Tom Tancredo, the pro-life candidate for governor against pro-abortion John Hickenlooper, would be tied with the Denver mayor if not for the presence of candidate Dan Maes.
The latest Rasmussen Reports telephone survey of likely voters in Colorado shows Hickenlooper with a 47% to 42% lead over Tancredo, a former GOP congressman.
Maes, the failed Republican candidate whose campaign has died due to scandals and other problems, gets the support of 5 percent of voters — just enough to prevent Tancredo from tying Hickenlooper.
The poll found 6 percent of Colorado residents like another candidate in the race, though that figure is not expected to hold up in the final numbers. Another one percent of voters are undecided.
“This is the best showing yet for both Hickenlooper and Tancredo,” Rasmussen noted. It moved the race back to leaning towards Hickenlooper, appearing to believe Tancredo can’t close the gap with just days remaining.
Two weeks ago, Hickenlooper, the mayor of Denver, held a 42% to 38% lead over Tancredo, with Maes at 12.
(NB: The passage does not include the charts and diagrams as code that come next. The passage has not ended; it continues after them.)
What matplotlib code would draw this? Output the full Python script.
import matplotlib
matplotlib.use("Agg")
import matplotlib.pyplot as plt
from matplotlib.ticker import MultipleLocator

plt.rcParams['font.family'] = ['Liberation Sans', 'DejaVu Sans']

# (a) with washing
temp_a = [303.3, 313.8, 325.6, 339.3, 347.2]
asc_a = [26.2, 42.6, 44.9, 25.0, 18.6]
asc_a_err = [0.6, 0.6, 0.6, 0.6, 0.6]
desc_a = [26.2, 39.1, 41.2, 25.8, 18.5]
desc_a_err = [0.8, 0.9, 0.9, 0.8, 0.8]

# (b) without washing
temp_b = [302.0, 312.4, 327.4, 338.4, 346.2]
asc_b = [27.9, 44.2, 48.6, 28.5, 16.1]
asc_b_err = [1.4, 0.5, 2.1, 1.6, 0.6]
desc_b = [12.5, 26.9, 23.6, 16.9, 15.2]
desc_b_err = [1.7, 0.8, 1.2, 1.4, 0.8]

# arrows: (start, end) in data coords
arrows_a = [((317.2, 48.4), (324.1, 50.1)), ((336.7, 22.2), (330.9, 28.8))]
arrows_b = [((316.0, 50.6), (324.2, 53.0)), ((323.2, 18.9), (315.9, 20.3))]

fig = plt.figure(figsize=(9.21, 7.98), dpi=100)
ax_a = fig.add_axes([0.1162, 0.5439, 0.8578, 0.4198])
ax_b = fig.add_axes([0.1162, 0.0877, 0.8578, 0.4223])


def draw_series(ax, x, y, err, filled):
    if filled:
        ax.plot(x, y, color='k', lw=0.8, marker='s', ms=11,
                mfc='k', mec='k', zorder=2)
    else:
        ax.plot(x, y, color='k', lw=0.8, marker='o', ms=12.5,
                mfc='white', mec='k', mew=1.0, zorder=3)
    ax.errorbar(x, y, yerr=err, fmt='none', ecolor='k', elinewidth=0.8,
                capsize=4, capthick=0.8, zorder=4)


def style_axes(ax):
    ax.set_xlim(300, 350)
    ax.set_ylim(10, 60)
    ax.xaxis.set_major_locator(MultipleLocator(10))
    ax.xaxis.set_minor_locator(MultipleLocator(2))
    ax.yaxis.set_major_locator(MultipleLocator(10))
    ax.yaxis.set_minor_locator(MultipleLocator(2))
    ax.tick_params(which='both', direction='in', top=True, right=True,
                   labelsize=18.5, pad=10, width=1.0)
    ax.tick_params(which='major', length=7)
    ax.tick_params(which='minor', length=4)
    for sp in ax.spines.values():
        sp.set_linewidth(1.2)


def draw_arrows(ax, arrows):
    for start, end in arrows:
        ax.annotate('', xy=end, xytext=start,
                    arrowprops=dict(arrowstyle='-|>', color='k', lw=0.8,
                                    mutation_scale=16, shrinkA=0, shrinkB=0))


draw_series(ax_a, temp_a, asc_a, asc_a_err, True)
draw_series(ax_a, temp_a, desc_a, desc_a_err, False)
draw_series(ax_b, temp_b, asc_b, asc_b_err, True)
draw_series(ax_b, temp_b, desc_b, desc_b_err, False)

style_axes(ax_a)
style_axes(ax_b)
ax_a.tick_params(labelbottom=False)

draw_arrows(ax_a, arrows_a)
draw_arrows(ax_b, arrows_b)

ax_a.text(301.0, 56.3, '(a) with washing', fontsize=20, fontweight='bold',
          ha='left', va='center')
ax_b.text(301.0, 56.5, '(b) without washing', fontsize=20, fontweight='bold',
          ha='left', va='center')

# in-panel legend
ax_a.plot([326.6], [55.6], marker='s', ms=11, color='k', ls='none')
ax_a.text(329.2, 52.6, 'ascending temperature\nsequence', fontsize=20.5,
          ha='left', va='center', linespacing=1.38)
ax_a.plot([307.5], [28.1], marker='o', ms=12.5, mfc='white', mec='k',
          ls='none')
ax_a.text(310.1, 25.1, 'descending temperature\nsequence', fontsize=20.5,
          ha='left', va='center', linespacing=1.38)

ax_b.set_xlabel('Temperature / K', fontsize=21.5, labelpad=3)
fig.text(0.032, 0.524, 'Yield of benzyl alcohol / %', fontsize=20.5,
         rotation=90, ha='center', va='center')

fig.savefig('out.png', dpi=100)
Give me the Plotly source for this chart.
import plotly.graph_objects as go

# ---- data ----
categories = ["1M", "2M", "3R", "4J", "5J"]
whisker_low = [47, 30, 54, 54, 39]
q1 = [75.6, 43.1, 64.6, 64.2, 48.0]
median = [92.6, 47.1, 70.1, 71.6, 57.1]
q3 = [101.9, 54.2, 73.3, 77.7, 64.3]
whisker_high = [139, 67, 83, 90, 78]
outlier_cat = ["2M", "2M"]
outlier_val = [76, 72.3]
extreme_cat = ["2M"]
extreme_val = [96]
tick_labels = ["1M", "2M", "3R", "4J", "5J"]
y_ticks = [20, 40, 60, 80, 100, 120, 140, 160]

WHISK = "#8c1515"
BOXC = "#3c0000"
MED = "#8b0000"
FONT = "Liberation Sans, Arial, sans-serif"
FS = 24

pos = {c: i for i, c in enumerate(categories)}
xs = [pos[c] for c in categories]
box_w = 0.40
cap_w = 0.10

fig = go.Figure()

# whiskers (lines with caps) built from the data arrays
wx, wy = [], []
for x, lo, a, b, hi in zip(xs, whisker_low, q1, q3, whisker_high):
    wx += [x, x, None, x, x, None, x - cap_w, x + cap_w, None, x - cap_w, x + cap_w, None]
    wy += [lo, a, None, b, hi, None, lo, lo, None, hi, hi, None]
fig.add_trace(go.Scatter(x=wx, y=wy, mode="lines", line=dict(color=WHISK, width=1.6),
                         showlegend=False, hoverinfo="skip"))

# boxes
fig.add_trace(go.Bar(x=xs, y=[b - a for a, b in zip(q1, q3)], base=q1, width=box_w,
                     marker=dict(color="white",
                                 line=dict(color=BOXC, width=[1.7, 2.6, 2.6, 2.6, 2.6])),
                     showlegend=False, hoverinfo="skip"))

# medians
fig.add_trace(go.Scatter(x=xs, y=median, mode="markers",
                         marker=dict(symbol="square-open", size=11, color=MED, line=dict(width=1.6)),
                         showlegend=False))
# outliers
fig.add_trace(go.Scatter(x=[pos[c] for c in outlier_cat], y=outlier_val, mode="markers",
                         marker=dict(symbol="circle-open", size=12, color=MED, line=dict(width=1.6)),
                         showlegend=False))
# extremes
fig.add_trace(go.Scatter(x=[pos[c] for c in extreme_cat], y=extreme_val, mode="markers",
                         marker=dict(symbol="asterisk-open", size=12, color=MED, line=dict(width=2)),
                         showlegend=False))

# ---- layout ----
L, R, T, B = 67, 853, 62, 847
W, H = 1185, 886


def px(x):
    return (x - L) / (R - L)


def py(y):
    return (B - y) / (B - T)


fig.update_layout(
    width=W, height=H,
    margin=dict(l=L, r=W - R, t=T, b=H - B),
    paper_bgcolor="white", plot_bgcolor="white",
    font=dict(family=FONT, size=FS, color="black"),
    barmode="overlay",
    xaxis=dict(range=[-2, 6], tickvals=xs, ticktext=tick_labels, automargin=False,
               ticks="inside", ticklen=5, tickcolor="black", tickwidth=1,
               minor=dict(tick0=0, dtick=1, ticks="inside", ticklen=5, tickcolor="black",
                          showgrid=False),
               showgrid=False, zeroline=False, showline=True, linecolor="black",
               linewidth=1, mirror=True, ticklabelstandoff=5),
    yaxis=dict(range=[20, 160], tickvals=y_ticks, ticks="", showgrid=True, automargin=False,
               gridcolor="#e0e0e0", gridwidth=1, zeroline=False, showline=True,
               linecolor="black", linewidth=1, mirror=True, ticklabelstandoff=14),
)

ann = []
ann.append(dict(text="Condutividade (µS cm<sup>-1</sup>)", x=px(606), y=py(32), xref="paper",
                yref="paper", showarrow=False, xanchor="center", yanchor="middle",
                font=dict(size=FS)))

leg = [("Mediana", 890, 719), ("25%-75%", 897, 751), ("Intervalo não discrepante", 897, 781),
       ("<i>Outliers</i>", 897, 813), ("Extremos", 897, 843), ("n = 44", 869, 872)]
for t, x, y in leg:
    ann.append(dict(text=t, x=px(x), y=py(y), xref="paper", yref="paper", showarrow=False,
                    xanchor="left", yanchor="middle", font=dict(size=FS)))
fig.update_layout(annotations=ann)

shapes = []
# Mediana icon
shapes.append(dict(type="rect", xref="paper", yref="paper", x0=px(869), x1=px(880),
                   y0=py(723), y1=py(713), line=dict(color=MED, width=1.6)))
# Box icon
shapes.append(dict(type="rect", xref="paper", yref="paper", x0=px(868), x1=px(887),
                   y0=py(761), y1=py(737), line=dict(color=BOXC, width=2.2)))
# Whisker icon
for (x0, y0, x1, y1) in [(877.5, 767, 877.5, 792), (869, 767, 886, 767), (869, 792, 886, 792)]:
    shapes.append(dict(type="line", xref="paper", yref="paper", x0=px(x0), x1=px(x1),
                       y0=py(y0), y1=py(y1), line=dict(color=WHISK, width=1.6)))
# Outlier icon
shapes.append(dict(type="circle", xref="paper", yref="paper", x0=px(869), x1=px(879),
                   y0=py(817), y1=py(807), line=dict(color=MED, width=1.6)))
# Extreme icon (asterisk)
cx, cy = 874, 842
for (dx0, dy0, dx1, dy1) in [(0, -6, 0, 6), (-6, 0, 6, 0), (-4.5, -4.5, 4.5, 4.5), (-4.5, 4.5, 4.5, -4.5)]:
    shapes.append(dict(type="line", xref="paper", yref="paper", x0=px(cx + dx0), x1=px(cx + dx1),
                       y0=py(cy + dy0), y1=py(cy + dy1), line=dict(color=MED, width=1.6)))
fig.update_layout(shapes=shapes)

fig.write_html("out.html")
Support for Tancredo, who entered the race saying Maes cannot beat Hickenlooper, has risen from 14% in late August, while Maes’ support has dropped from a high of 31% just after his GOP Primary win earlier that month. In that same period, Hickenlooper’s support has generally held steady in the low to mid 40s.
The results of the race will be determined by the question of how quickly Maes’s support can continue evaporating. Early voting totals make it clear that Republicans are outnumbering Democrats and independents are breaking towards Tancredo. If enough early voters did not punch a ballot for Maes before learning about his campaign deflating, Tancredo has a real shot at capturing a win.
Two weeks ago, state officials indicated 81,545 Republicans have cast early ballots compared with just 71,325 Democrats. Some 41,000 unaffiliated voters have also cast ballots and, if they voted the way polls show, a majority likely voted for Buck.
Now, according to new figures out Wednesday, Republicans have cast 40,000 more ballots than Democrats. Approximately 26 percent of registered Republicans have voted compared with about 22 percent of registered Democrats and a lower percentage of unaffiliated voters. That four point edge is up from two percent two weeks ago.
For pro-life advocates, Tancredo’s running mate Pat Miller, a former state legislator and the head of Citizens for Responsible Government, tells LifeNews.com that Tancredo is the best option — especially since Hickenlooper has the endorsement of the NARAL pro-abortion group.
“Tom’s a solid pro-life candidate and if he wasn’t, I wouldn’t have accepted his request to be his running mate,” she said. “Any pro-life bill that gets to Tom’s desk when he’s Governor will be signed into law.”
“We believe that a government that will not protect life from conception to natural death will not protect any other right we have,” Miller, a member of the board of directors of the statewide pro-life group Colorado Citizens for Life, added.
The survey of 750 Likely Voters in Colorado was conducted on October 28, 2010 by Rasmussen Reports and there is a 4 percent margin of error.
Republican Ken Buck, who is pro-life, still holds a slight lead over pro-abortion incumbent Democrat Michael Bennet as Colorado’s U.S. Senate race heads down to the wire.